RAW DATA:
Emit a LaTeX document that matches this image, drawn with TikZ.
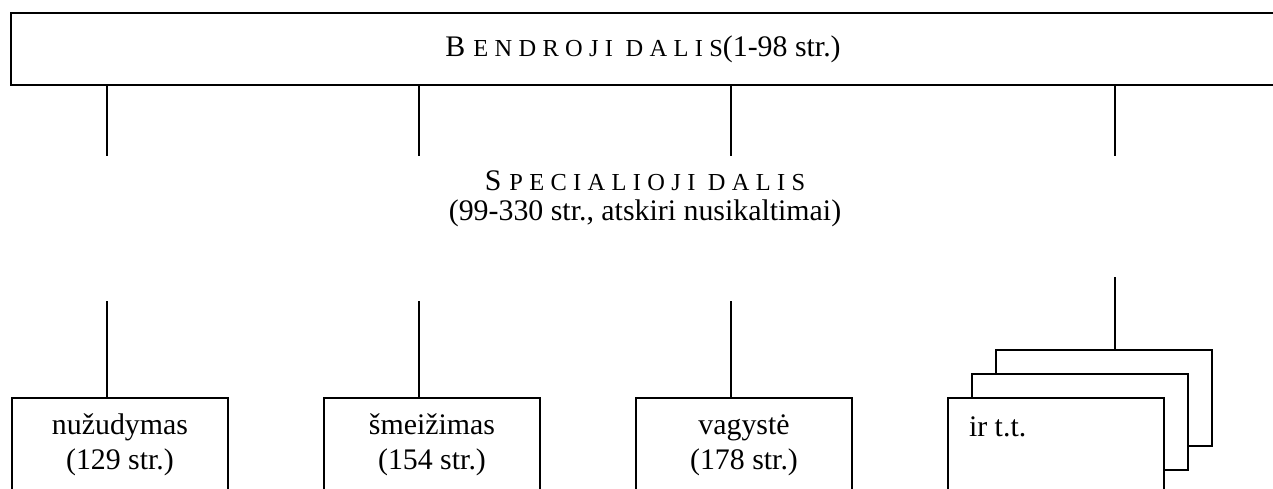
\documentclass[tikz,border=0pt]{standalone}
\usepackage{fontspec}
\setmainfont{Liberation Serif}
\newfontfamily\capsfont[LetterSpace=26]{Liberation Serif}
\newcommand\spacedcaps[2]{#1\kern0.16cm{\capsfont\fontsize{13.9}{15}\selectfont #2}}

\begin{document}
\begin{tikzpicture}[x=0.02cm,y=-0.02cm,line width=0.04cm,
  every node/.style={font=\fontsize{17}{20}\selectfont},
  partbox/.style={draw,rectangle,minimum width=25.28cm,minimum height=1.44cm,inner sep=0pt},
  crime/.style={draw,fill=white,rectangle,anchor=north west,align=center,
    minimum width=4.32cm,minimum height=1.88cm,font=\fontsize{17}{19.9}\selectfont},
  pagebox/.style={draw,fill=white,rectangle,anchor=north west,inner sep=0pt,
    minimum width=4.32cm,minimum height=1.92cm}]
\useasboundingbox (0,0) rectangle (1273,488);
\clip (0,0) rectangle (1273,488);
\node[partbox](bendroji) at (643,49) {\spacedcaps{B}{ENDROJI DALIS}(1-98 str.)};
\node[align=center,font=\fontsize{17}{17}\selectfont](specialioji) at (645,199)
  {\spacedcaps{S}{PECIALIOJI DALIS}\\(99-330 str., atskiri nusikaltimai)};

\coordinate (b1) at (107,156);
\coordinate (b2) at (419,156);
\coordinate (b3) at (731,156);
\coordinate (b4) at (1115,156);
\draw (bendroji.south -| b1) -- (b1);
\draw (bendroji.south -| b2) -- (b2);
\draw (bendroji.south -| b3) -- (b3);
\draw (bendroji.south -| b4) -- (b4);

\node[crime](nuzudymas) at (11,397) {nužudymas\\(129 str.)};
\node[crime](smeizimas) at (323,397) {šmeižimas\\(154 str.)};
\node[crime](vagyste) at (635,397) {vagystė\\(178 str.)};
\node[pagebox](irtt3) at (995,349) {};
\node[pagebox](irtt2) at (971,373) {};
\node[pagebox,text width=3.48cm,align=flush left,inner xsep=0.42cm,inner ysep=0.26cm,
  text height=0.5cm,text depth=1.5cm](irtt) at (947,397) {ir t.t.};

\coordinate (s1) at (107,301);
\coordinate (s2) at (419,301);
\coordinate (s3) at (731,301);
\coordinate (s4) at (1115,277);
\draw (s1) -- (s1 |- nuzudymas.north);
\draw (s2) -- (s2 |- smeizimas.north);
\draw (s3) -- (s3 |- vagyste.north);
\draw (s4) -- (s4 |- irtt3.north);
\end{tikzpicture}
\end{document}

BRIEF:
Leave the images out, please, and restate each line word for word.

TASK RESPONSE:
Emit a LaTeX document that matches this image, drawn with TikZ.
\documentclass[tikz,border=0pt]{standalone}
\usepackage{fontspec}
\setmainfont{Liberation Serif}
\newfontfamily\capsfont[LetterSpace=26]{Liberation Serif}
\newcommand\spacedcaps[2]{#1\kern0.16cm{\capsfont\fontsize{13.9}{15}\selectfont #2}}

\begin{document}
\begin{tikzpicture}[x=0.02cm,y=-0.02cm,line width=0.04cm,
  every node/.style={font=\fontsize{17}{20}\selectfont},
  partbox/.style={draw,rectangle,minimum width=25.28cm,minimum height=1.44cm,inner sep=0pt},
  crime/.style={draw,fill=white,rectangle,anchor=north west,align=center,
    minimum width=4.32cm,minimum height=1.88cm,font=\fontsize{17}{19.9}\selectfont},
  pagebox/.style={draw,fill=white,rectangle,anchor=north west,inner sep=0pt,
    minimum width=4.32cm,minimum height=1.92cm}]
\useasboundingbox (0,0) rectangle (1273,488);
\clip (0,0) rectangle (1273,488);
\node[partbox](bendroji) at (643,49) {\spacedcaps{B}{ENDROJI DALIS}(1-98 str.)};
\node[align=center,font=\fontsize{17}{17}\selectfont](specialioji) at (645,199)
  {\spacedcaps{S}{PECIALIOJI DALIS}\\(99-330 str., atskiri nusikaltimai)};

\coordinate (b1) at (107,156);
\coordinate (b2) at (419,156);
\coordinate (b3) at (731,156);
\coordinate (b4) at (1115,156);
\draw (bendroji.south -| b1) -- (b1);
\draw (bendroji.south -| b2) -- (b2);
\draw (bendroji.south -| b3) -- (b3);
\draw (bendroji.south -| b4) -- (b4);

\node[crime](nuzudymas) at (11,397) {nužudymas\\(129 str.)};
\node[crime](smeizimas) at (323,397) {šmeižimas\\(154 str.)};
\node[crime](vagyste) at (635,397) {vagystė\\(178 str.)};
\node[pagebox](irtt3) at (995,349) {};
\node[pagebox](irtt2) at (971,373) {};
\node[pagebox,text width=3.48cm,align=flush left,inner xsep=0.42cm,inner ysep=0.26cm,
  text height=0.5cm,text depth=1.5cm](irtt) at (947,397) {ir t.t.};

\coordinate (s1) at (107,301);
\coordinate (s2) at (419,301);
\coordinate (s3) at (731,301);
\coordinate (s4) at (1115,277);
\draw (s1) -- (s1 |- nuzudymas.north);
\draw (s2) -- (s2 |- smeizimas.north);
\draw (s3) -- (s3 |- vagyste.north);
\draw (s4) -- (s4 |- irtt3.north);
\end{tikzpicture}
\end{document}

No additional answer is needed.